Nolan Bushnell: I tried to do a digital jukebox in 1992 or ’93, and to get the rights from the record companies was just impossible! Fast-forward ten years: Steve got all four of the major record labels to let him sell tracks for ninety-nine cents. That was a negotiation! And I really appreciated that he was able to do that, because I had gone down that same path and failed. So you gotta say, “Attaboy, Steve!”
Sean Parker: It turns out that it’s a lot easier to get a deal done with the record labels after their business has collapsed. The music business went from a $45 billion global industry to a $12 billion global industry. It’s a much easier conversation at that point. There is no hypothetical. You don’t have to get them to believe that this catastrophic event is going to occur. It’s already occurred.
Ali Ayar: The iPod took advantage of the fact that Napster existed. The fact that you could put “a thousand songs in your pocket”? Where are you getting a thousand songs?
Jon Rubinstein: People were stealing music, yes, no question about it.
Steve Wozniak: Then Steve did a strange thing.
Ron Johnson: Several members of the executive team, most notably Phil Schiller, and probably Jon Rubinstein, convinced Steve to open up the product to Windows. That was like heresy to Steve.
Steve Wozniak: He went open.
Ron Johnson: Mac was a closed ecosystem, right? But he made the decision to open it up to Windows.
Steve Wozniak: He okayed it. He said, “You don’t have to have a Macintosh to use an iPod. We’ll write iTunes for Windows.”
Mike Slade: People didn’t really think that the iPod was going to be a viable product for Windows, because it was a pain in the butt to hook it up to FireWire. It was kind of a hack for a Windows user until the USB 2.0 iPod came out. That’s one of the reasons why the music companies were willing to give him the Windows option.
Jon Rubinstein: By then it was, “You’re kind of pregnant, so it is too late to back out now.”
Ron Johnson: It was a huge economic impact for the music industry, because before if you used to have a great song, you’d get $15 because you sold a record. Now that song was worth ninety-nine cents. It disaggregated the album.
Guy Bar-Nahum: iPod basically freed Apple from the PC wars. Apple was entrenched in this losing war. It was like World War One: suffering and bleeding and losing territory and losing cultural relevance until iPod came and opened up the big sky of the universal app that is music. Today it looks small, but back then it was infinitely bigger. Music crosses cultures, and operating systems, and everything that was limiting the growth of Apple. It was a big thing.
Steve Wozniak: Apple didn’t grow in size ever over the Apple II days until the iPod. And it didn’t grow in size when he introduced the iMac. It all started with the iPod—and it was the openness.
Sanjeev Kumar: It brought Apple back from the brink.
Andy Hertzfeld: They were making literally billions every week from the handheld music players.
Ron Johnson: The iPod gave Steve confidence that when we’re not competing with a monopoly, Apple could win, because we got up to almost 90 percent market share on music players.

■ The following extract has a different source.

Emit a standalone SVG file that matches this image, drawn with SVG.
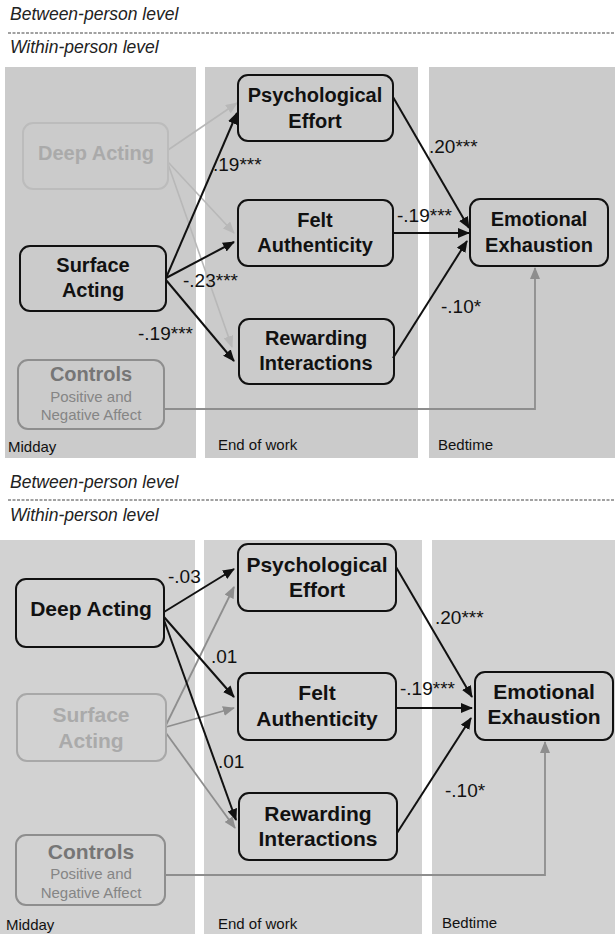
<svg xmlns="http://www.w3.org/2000/svg" width="615" height="934" viewBox="0 0 615 934">
<style>
.lvl{font-family:"Liberation Sans",Arial,sans-serif;font-style:italic;font-size:17.5px;fill:#222}
.col{fill:#cbcbcb}
.col2{fill:#d2d2d2}
.tm{font-family:"Liberation Sans",Arial,sans-serif;font-size:15px;fill:#111}
.box{fill:none;stroke:#111;stroke-width:2}
.gbox{fill:none;stroke:#bcbcbc;stroke-width:2}
.g2box{fill:none;stroke:#8e8e8e;stroke-width:2}
.nt{font-family:"Liberation Sans",Arial,sans-serif;font-weight:bold;font-size:20px;fill:#111;text-anchor:middle}
.nt2{font-family:"Liberation Sans",Arial,sans-serif;font-weight:bold;font-size:21px;fill:#111;text-anchor:middle}
.gt{fill:#aaaaaa}
.g2t{fill:#767676}
.sub{font-family:"Liberation Sans",Arial,sans-serif;font-size:15px;fill:#858585;text-anchor:middle}
.lab{font-family:"Liberation Sans",Arial,sans-serif;font-size:19px;fill:#111}
.blk{stroke:#111;stroke-width:2;fill:none;marker-end:url(#ab)}
.lg{stroke:#b8b8b8;stroke-width:1.6;fill:none;marker-end:url(#al)}
.mg{stroke:#8e8e8e;stroke-width:1.8;fill:none;marker-end:url(#am)}
.dash{stroke:#444;stroke-width:1.2;stroke-dasharray:3 1.5}
</style>
<defs>
<marker id="ab" markerWidth="12" markerHeight="10" refX="11" refY="5" orient="auto" markerUnits="userSpaceOnUse"><path d="M0,0 L12,5 L0,10 Z" fill="#111"/></marker>
<marker id="al" markerWidth="12" markerHeight="10" refX="11" refY="5" orient="auto" markerUnits="userSpaceOnUse"><path d="M0,0 L12,5 L0,10 Z" fill="#b8b8b8"/></marker>
<marker id="am" markerWidth="12" markerHeight="10" refX="11" refY="5" orient="auto" markerUnits="userSpaceOnUse"><path d="M0,0 L12,5 L0,10 Z" fill="#8e8e8e"/></marker>
</defs>
<rect width="615" height="934" fill="#fff"/>

<!-- Top panel header -->
<text class="lvl" x="10" y="20">Between-person level</text>
<line class="dash" x1="8" y1="33" x2="615" y2="33"/>
<text class="lvl" x="10" y="53">Within-person level</text>

<g id="top-columns">
<rect class="col" x="5" y="67" width="191" height="391"/>
<rect class="col" x="205" y="67" width="213" height="391"/>
<rect class="col" x="429" y="67" width="186" height="391"/>
<text class="tm" x="8" y="452">Midday</text>
<text class="tm" x="218" y="450">End of work</text>
<text class="tm" x="438" y="450">Bedtime</text>
</g>

<g id="top-connectors">
<line class="lg" x1="168" y1="150" x2="237" y2="103"/>
<line class="lg" x1="168" y1="162" x2="234" y2="233"/>
<line class="lg" x1="168" y1="164" x2="232" y2="347"/>
<line class="blk" x1="166" y1="278" x2="237" y2="113"/>
<line class="blk" x1="166" y1="278" x2="234" y2="242"/>
<line class="blk" x1="166" y1="280" x2="234" y2="361"/>
<line class="blk" x1="393" y1="97" x2="469" y2="228"/>
<line class="blk" x1="393" y1="233" x2="469" y2="233"/>
<line class="blk" x1="393" y1="358" x2="467" y2="241"/>
<polyline class="mg" points="164,409 535,409 535,268"/>
<text class="lab" x="213" y="171">.19***</text>
<text class="lab" x="183" y="287">-.23***</text>
<text class="lab" x="138" y="340">-.19***</text>
<text class="lab" x="429" y="153">.20***</text>
<text class="lab" x="397" y="222">-.19***</text>
<text class="lab" x="441" y="313">-.10*</text>
</g>

<g id="top-deep-acting">
<rect class="gbox" x="23" y="123" width="145" height="66" rx="10"/>
<text class="nt gt" x="96" y="160">Deep Acting</text>
</g>
<g id="top-surface-acting">
<rect class="box" x="20" y="246" width="146" height="65" rx="10"/>
<text class="nt" x="93" y="272">Surface</text>
<text class="nt" x="93" y="297">Acting</text>
</g>
<g id="top-controls">
<rect class="g2box" x="18" y="360" width="146" height="69" rx="10"/>
<text class="nt g2t" x="91" y="381">Controls</text>
<text class="sub" x="91" y="402">Positive and</text>
<text class="sub" x="91" y="420">Negative Affect</text>
</g>
<g id="top-psych-effort">
<rect class="box" x="238" y="75" width="155" height="66" rx="10"/>
<text class="nt" x="315" y="102">Psychological</text>
<text class="nt" x="315" y="128">Effort</text>
</g>
<g id="top-felt-auth">
<rect class="box" x="238" y="200" width="155" height="66" rx="10"/>
<text class="nt" x="315" y="227">Felt</text>
<text class="nt" x="315" y="252">Authenticity</text>
</g>
<g id="top-rewarding">
<rect class="box" x="239" y="319" width="155" height="65" rx="10"/>
<text class="nt" x="316" y="345">Rewarding</text>
<text class="nt" x="316" y="370">Interactions</text>
</g>
<g id="top-emotional-exhaustion">
<rect class="box" x="470" y="199" width="138" height="67" rx="10"/>
<text class="nt" x="539" y="226">Emotional</text>
<text class="nt" x="539" y="252">Exhaustion</text>
</g>

<!-- Bottom panel header -->
<text class="lvl" x="10" y="488">Between-person level</text>
<line class="dash" x1="8" y1="500" x2="615" y2="500"/>
<text class="lvl" x="10" y="521">Within-person level</text>

<g id="bottom-columns">
<rect class="col2" x="0" y="540" width="195" height="394"/>
<rect class="col2" x="204" y="540" width="218" height="394"/>
<rect class="col2" x="432" y="540" width="183" height="394"/>
<text class="tm" x="6" y="930">Midday</text>
<text class="tm" x="218" y="929">End of work</text>
<text class="tm" x="442" y="928">Bedtime</text>
</g>

<g id="bottom-connectors">
<line class="mg" x1="166" y1="725" x2="234" y2="587"/>
<line class="mg" x1="166" y1="727" x2="234" y2="708"/>
<line class="mg" x1="166" y1="733" x2="235" y2="828"/>
<line class="blk" x1="164" y1="612" x2="234" y2="569"/>
<line class="blk" x1="164" y1="617" x2="234" y2="697"/>
<line class="blk" x1="164" y1="620" x2="236" y2="820"/>
<line class="blk" x1="396" y1="567" x2="472" y2="697"/>
<line class="blk" x1="396" y1="708" x2="472" y2="708"/>
<line class="blk" x1="397" y1="833" x2="471" y2="718"/>
<polyline class="mg" points="165,875 545,875 545,742"/>
<text class="lab" x="168" y="583">-.03</text>
<text class="lab" x="211" y="663">.01</text>
<text class="lab" x="218" y="768">.01</text>
<text class="lab" x="435" y="624">.20***</text>
<text class="lab" x="400" y="695">-.19***</text>
<text class="lab" x="445" y="797">-.10*</text>
</g>

<g id="bottom-deep-acting">
<rect class="box" x="16" y="579" width="148" height="68" rx="10"/>
<text class="nt2" x="91" y="616">Deep Acting</text>
</g>
<g id="bottom-surface-acting">
<rect class="gbox" x="17" y="694" width="149" height="67" rx="10" style="stroke:#a8a8a8"/>
<text class="nt2 gt" x="91" y="722">Surface</text>
<text class="nt2 gt" x="91" y="748">Acting</text>
</g>
<g id="bottom-controls">
<rect class="g2box" x="16" y="835" width="149" height="70" rx="10"/>
<text class="nt2 g2t" x="91" y="859">Controls</text>
<text class="sub" x="91" y="879">Positive and</text>
<text class="sub" x="91" y="898">Negative Affect</text>
</g>
<g id="bottom-psych-effort">
<rect class="box" x="238" y="544" width="158" height="67" rx="10"/>
<text class="nt2" x="317" y="572">Psychological</text>
<text class="nt2" x="317" y="597">Effort</text>
</g>
<g id="bottom-felt-auth">
<rect class="box" x="238" y="673" width="158" height="67" rx="10"/>
<text class="nt2" x="317" y="700">Felt</text>
<text class="nt2" x="317" y="726">Authenticity</text>
</g>
<g id="bottom-rewarding">
<rect class="box" x="239" y="793" width="158" height="67" rx="10"/>
<text class="nt2" x="318" y="821">Rewarding</text>
<text class="nt2" x="318" y="846">Interactions</text>
</g>
<g id="bottom-emotional-exhaustion">
<rect class="box" x="475" y="672" width="138" height="68" rx="10"/>
<text class="nt2" x="544" y="699">Emotional</text>
<text class="nt2" x="544" y="724">Exhaustion</text>
</g>
</svg>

Steve Wozniak: The openness made our revenues double, our profits double, our stock double—and the board gave him billions of dollars in stock and eight jet airplanes.
Ron Johnson: So the feeling was, Wow, we can do this!
Yves Béhar: Before the iPod you couldn’t really go to any meeting anywhere, and say, “Look, design is important and central to a business.” We couldn’t go do that as designers, because the minute you would say this to Microsoft, Compaq, HP, anybody in the business, they would laugh you out of the room, because you were basically taking the example of a loser: Apple. So the iPod really is what put design front and center. It really gave the hardware guys a show-off moment, a win.
Jordan Ritter: Of course I had wanted it to be Napster, but I didn’t really care. I knew that someone would b
reak through all these asinine people, companies, and industries that were saying no. And there it was. There it was. Finally!
The more philosophically minded had a different reaction. They felt that Jobs had sold out. He saved Apple, yes, but that big win came at a big cost. Jobs betrayed the power-to-the-people ideals that had animated his youth, early Apple, and the personal computer movement as a whole.
John Markoff: I was super disappointed. For me iTunes meant that the PC was becoming an entertainment device. I was still back in the bicycle-of-the-mind world. For me it was about augmentation: “Steve, where are the better tools for writers and thinkers?” We actually had that conversation, and he blew me off.
Alan Kay: When Steve came back to Apple he was not the same Steve. He was a very effective Steve, but he had lost his zeal for what computers are really good for socially—like education. Completely lost it. And you know I would try to get him back interested in wheels for the mind—“Remember that, Steve?”—instead of dumbed-down user interfaces.
John Markoff: Steve didn’t look backward very much. NeXT and the Mac were really targeted at this notion of augmentation that Engelbart had thought up years before: Computers were these tools that could really enhance your ability to do intellectual work. Steve was turning the computer into a new entertainment device—first with audio, but later with video.
Jon Rubinstein: The early Steve was the bicycle-for-the-mind thing: “How do you enhance human creativity, human capabilities, by using computers?” With the iPod that got extended into: “How do you make people’s lives better?” The side effect, of course, was that people tuned out.
Steve Wozniak: To me, it looks like, “Oh my gosh, they could walk out in front of a car!” You think a whole bunch of negative thoughts because you’ve grown up another way, but it’s really not bad, it’s just different. They have their way, we have ways from the past, and they can be very, totally different, and yet that doesn’t make one of the ways bad compared to the other.
Alan Kay: I used to get after Steve and he didn’t care, because he was selling it to people who were just happy to continue the dumbing down. It’s bad, really bad. Most people can’t see it. People don’t have any idea what a computer is. They are just using it to play movies on. This is the corruption of consumer electronics—using a computer basically for convenience rather than for actually doing primary needs. If you think about it, this is completely fucked up.